What do you think heaven looks like? Certainly, if we can see there, it is a place of great beauty and marvelous complexity where we marvel at God’s creation. If we can hear there, music that stirs the soul must be the score. And so on through our senses

But what if we are not corporeal in heaven and don’t have senses per se? What then? Perhaps it is a place of harmony, of communion, with everyone different but united in common purpose.

These are good things, yes? Appreciating beauty in God’s creation, enjoying music that stirs the soul, being so present in our bodies that we marvel at its systems? And, of course, communion, harmony, peace? These are good things.

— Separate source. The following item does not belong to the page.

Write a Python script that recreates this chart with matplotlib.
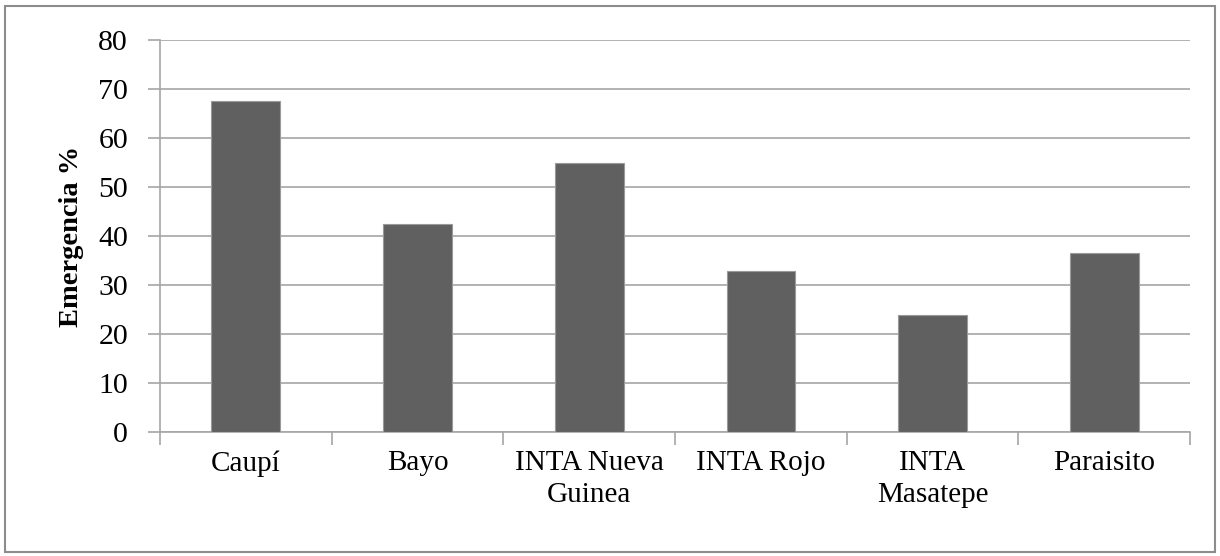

Perhaps, today, we can take time to bring a bit of heaven to earth. Pause to admire the beauty around us, savor, marvel, be astonished. And then with our senses full and renewed, have courage to bring peace and harmony to our day.

Saving love

Sometimes it’s easy to respond in love. People are kind; you’re kind in return. Someone is generous to you; you pay it forward to someone else.

But sometimes it isn’t easy at all. Sometimes it feels like the world is on fire, and everyone is rushing around thinking only of saving themselves. You feel vulnerable, exposed, in danger. You are on emotional high alert, alarms clanging. What then?

It is in these times, that any shows of love shine like light in darkness. Focusing on expressing your love gives the people you care about safe harbor. Focusing on being gentle with the people around you can calm the tide.

Consider the birds.

silence

Consider the birds. They have so much to teach us. They sing; they fly; they soar. When the storm is over, they come out and sing, fly, and soar again. They vary dramatically from the tiny hummingbird to the great bald eagle, but they have so much in common. And, when we are quiet, they remind us to look up, to look to the future and the possibility that lies there. It turns out considering the birds is good for our well-being, keeping depression at bay.

Be still and notice the birds. Do you see the vulture with its huge wings soaring above you? Do you hear the hawk shriek?  Do you see the crows tuck in their wings and dive to open them again and rise only after you gasp, worried?

Watch the little sparrows bathe in a puddle, delighting in the way the water splashes around them. Listen to them sing.

They sing for you.

Pause.

jellyfish

We are caught in the steady, persistent, ruthless flow of time. And yet there are moments when we can step out of time to pause, focus, and gain perspective. The arts do that. As you admire a piece of art, whether photograph, painting, novel, poem, film, dance and so on, we are grounded in detail. We can observe intricacy. We pause in the captured emotion and can rest there awhile. We are transported.

When the cares of the world become too great, we can pause and admire the detail in a jelly fish, the sweetness in bird song, or read soothing words such as these by Wendell Barry:

The Peace of Wild Things

When despair for the world grows in me

and I wake in the night at the least sound

in fear of what my life and my children’s lives may be,

I go and lie down where the wood drake

rests in his beauty on the water, and the great heron feeds.

I come into the peace of wild things

who do not tax their lives with forethought

of grief. I come into the presence of still water.

And I feel above me the day-blind stars

waiting with their light. For a time

I rest in the grace of the world, and am free.

 

Take a moment to pause on something beautiful.